- Born: May 25, 1923 Cairo, Egypt
- Died: September 7, 2006 (aged 83) Paris, France
- Occupation: Journalist

= Simon Malley =

Syrian Egyptian francophone journalist

Simon Malley (سيمون مالى, Sīmūn Mālī) (May 25, 1923 – September 7, 2006), was a prominent Syrian Egyptian trilingual journalist and a strong supporter of Third World independence movements.

According to his obituary in The Guardian, Malley was "one of the best known francophone journalists of his generation"; calling him a partisan, fearless, and controversial writer, they noted how Malley spoke and wrote, just as easily in French or English, as in his native Arabic.

==Life and career==
Simon Malley was born in Cairo into a Syrian Jewish family of modest circumstances. After graduating from high school, he joined the Egyptian Communist Party, became a journalist and was sent by an Egyptian newspaper to cover the United Nations. In New York City, he met his wife, Barbara, an American, when she worked for the United Nations delegation of the National Liberation Front (FLN), the Algerian independence group. Malley took up the cause of the FLN and was important in publicizing its cause.

Malley supported Gamal Abdul Nasser's revolution in Egypt in 1952, and Nasser made him the representative of the Egyptian daily newspaper Al Gomhuria in New York City. The Jewish-born Malley was critical of Israel.

He moved to France in 1969, where he founded the journal "Africasia" (its name was changed to "Afrique Asie" later on; he also began a second magazine called L'Economiste du Tiers Monde and also then edited an English version which was called Africasia) and was led by his wife, Barbara Malley . The journal published reports from Third World areas which received relatively little coverage elsewhere. Its contributors included Third World economists and academics.
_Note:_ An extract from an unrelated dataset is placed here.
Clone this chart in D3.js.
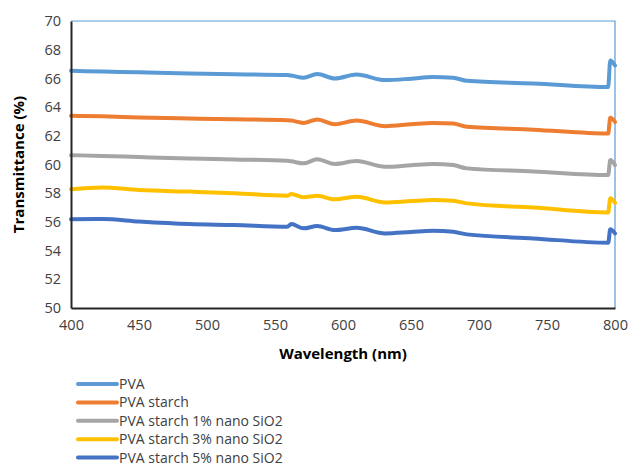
<!DOCTYPE html>
<html lang="en">
<head>
<meta charset="utf-8">
<title>Transmittance</title>
<script src="https://cdn.jsdelivr.net/npm/d3@7"></script>
<style>
  body { margin: 0; background: #fff; }
  text { font-family: "Open Sans", "Liberation Sans", sans-serif; }
</style>
</head>
<body>
<script>
// data
var wavelengths = [400, 423, 450, 487, 520, 559, 562, 571, 581, 594, 610, 631, 650, 666, 681, 691, 740, 795, 796.5, 800];
var pva       = [66.53, 66.48, 66.42, 66.34, 66.29, 66.23, 66.20, 66.04, 66.30, 66.00, 66.27, 65.88, 65.98, 66.10, 66.05, 65.83, 65.65, 65.40, 67.25, 66.90];
var pvaStarch = [63.39, 63.36, 63.28, 63.21, 63.15, 63.09, 63.06, 62.90, 63.14, 62.81, 63.06, 62.67, 62.80, 62.90, 62.86, 62.63, 62.43, 62.16, 63.25, 62.97];
var sio2_1    = [60.65, 60.60, 60.52, 60.42, 60.35, 60.26, 60.22, 60.08, 60.36, 60.03, 60.24, 59.84, 59.95, 60.03, 59.96, 59.73, 59.52, 59.26, 60.31, 59.96];
var sio2_3    = [58.27, 58.40, 58.22, 58.11, 58.00, 57.82, 57.94, 57.71, 57.82, 57.57, 57.75, 57.36, 57.45, 57.52, 57.47, 57.29, 57.00, 56.66, 57.64, 57.33];
var sio2_5    = [56.18, 56.20, 56.03, 55.85, 55.78, 55.66, 55.85, 55.55, 55.71, 55.43, 55.59, 55.20, 55.30, 55.38, 55.31, 55.13, 54.85, 54.55, 55.48, 55.20];

var seriesNames = ["PVA", "PVA starch", "PVA starch 1% nano SiO2", "PVA starch 3% nano SiO2", "PVA starch 5% nano SiO2"];
var seriesValues = [pva, pvaStarch, sio2_1, sio2_3, sio2_5];
var colors = ["#5b9bd5", "#ed7d31", "#a5a5a5", "#ffc000", "#4472c4"];

var xTicks = [400, 450, 500, 550, 600, 650, 700, 750, 800];
var yTicks = [50, 52, 54, 56, 58, 60, 62, 64, 66, 68, 70];

var w = 630, h = 467;
var plotLeft = 71, plotRight = 615, plotTop = 21, plotBottom = 308;

var svg = d3.select("body").append("svg")
  .attr("width", w)
  .attr("height", h);

var x = d3.scaleLinear().domain([400, 800]).range([plotLeft, plotRight]);
var y = d3.scaleLinear().domain([50, 70]).range([plotBottom, plotTop]);

// plot border on top and right (light blue in the original)
svg.append("path")
  .attr("d", "M" + plotLeft + "," + plotTop + "H" + plotRight + "V" + plotBottom)
  .attr("fill", "none")
  .attr("stroke", "#5b9bd5")
  .attr("stroke-width", 1.2);

// lines
var line = d3.line()
  .x(function(d, i) { return x(wavelengths[i]); })
  .y(function(d) { return y(d); })
  .curve(d3.curveMonotoneX);

svg.selectAll(".series")
  .data(seriesValues)
  .enter()
  .append("path")
  .attr("class", "series")
  .attr("d", line)
  .attr("fill", "none")
  .attr("stroke", function(d, i) { return colors[i]; })
  .attr("stroke-width", 4)
  .attr("stroke-linejoin", "round")
  .attr("stroke-linecap", "round");

// axes
var xAxis = svg.append("g")
  .attr("transform", "translate(0," + plotBottom + ")")
  .call(d3.axisBottom(x).tickValues(xTicks).tickSize(0).tickPadding(12));

var yAxis = svg.append("g")
  .attr("transform", "translate(" + plotLeft + ",0)")
  .call(d3.axisLeft(y).tickValues(yTicks).tickSize(0).tickPadding(10));

[xAxis, yAxis].forEach(function(g) {
  g.select(".domain").attr("stroke", "#262626").attr("stroke-width", 2);
  g.selectAll("text")
    .attr("font-size", "14.5px")
    .attr("fill", "#404040")
    .style("font-family", "'Open Sans', sans-serif");
});

// axis titles
svg.append("text")
  .attr("x", (plotLeft + plotRight) / 2)
  .attr("y", 359)
  .attr("text-anchor", "middle")
  .attr("font-size", "15px")
  .attr("font-weight", "bold")
  .attr("fill", "#000")
  .text("Wavelength (nm)");

svg.append("text")
  .attr("transform", "translate(24," + ((plotTop + plotBottom) / 2) + ") rotate(-90)")
  .attr("text-anchor", "middle")
  .attr("font-size", "15px")
  .attr("font-weight", "bold")
  .attr("fill", "#000")
  .text("Transmittance (%)");

// legend
var legend = svg.selectAll(".legend")
  .data(seriesNames)
  .enter()
  .append("g")
  .attr("class", "legend")
  .attr("transform", function(d, i) { return "translate(78," + (384 + i * 18.4) + ")"; });

legend.append("line")
  .attr("x1", 0).attr("x2", 39)
  .attr("stroke", function(d, i) { return colors[i]; })
  .attr("stroke-width", 4)
  .attr("stroke-linecap", "round");

legend.append("text")
  .attr("x", 41)
  .attr("dy", "0.35em")
  .attr("font-size", "14px")
  .attr("fill", "#404040")
  .text(function(d) { return d; });
</script>
</body>
</html>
Malley became the "best known voice" of Third World anti-colonialist movements. He conducted a 20-hour interview with Fidel Castro, and long interviews with Yasser Arafat, and Oliver Tambo. "At Non-Aligned Movement meetings other journalists had press passes; he had a delegate's pass", according to his obituary in The Guardian.One of the Third World movements that the magazine was friendly toward was the Palestine Liberation Organization.
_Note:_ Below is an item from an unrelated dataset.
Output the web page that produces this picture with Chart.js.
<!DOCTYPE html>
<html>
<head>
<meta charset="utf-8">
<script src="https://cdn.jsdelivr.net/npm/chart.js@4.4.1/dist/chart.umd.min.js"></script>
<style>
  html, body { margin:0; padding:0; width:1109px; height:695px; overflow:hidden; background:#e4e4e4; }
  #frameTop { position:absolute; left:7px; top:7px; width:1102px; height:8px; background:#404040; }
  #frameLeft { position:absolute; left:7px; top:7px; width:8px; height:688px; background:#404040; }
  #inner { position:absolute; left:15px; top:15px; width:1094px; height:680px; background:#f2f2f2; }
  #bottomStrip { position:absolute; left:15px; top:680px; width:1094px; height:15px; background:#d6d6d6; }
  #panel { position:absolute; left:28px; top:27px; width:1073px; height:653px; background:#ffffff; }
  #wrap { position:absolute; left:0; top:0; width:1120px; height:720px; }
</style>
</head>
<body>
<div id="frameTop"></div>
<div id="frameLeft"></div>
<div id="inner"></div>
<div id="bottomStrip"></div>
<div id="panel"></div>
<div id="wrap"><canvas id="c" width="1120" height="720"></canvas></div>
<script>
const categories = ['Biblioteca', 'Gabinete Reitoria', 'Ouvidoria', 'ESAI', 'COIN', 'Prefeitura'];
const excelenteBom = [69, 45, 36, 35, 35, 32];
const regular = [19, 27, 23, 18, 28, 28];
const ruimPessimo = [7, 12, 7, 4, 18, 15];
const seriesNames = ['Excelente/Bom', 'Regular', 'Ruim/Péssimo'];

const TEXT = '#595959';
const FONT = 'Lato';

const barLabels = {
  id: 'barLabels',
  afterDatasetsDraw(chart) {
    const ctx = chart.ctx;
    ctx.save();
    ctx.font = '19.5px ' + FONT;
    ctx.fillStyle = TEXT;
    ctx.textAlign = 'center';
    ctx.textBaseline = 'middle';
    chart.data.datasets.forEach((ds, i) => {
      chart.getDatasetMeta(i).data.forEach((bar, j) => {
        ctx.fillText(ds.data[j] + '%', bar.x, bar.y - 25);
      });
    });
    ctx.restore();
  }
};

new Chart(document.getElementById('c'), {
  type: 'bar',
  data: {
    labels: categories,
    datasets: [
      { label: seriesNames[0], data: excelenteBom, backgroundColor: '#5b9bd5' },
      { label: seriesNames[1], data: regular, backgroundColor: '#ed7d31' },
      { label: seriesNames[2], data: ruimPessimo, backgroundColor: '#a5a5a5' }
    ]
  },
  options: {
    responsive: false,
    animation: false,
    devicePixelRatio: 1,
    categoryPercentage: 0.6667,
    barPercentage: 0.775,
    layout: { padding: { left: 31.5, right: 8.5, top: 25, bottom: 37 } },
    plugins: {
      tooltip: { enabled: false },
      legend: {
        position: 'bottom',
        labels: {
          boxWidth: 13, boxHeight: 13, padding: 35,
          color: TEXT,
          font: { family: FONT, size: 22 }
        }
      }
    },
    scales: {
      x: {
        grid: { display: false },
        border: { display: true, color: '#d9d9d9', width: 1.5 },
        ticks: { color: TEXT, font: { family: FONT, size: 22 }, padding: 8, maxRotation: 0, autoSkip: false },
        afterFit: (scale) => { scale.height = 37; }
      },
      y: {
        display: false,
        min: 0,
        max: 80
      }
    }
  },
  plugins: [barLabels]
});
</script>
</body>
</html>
Afrique Asie became a longtime critic of the regimes of King Hassan II of Morocco and Mobutu Sese Seko in Zaire, among others. Malley was a strong critic of French foreign policy and alleged intelligence activities in Africa. In October 1980, at the end of the administration of French President Valéry Giscard d'Estaing, French special services police pulled Malley from a taxi and put him on a plane to New York City without his passport. In the airport at New York, an airline employee helped him avoid customs in order to take another flight, and he spent eight months in Geneva, Switzerland editing his journal until the election of President François Mitterrand, then returned to France with the assent of the new administration.

==Family==
Simon and Barbara had three children: Nadia, Robert Malley, and Richard. Robert was a national security advisor in the Clinton administration and foreign policy advisor in the Barack Obama presidential campaign. Robert Malley wrote about Third Worldism and its decline in his book, The Call From Algeria: Third Worldism, Revolution, and the Turn to Islam, described in a Times Literary Supplement review as "a personal perspective on the movement in which his father played a notable part, and an epitaph of sorts."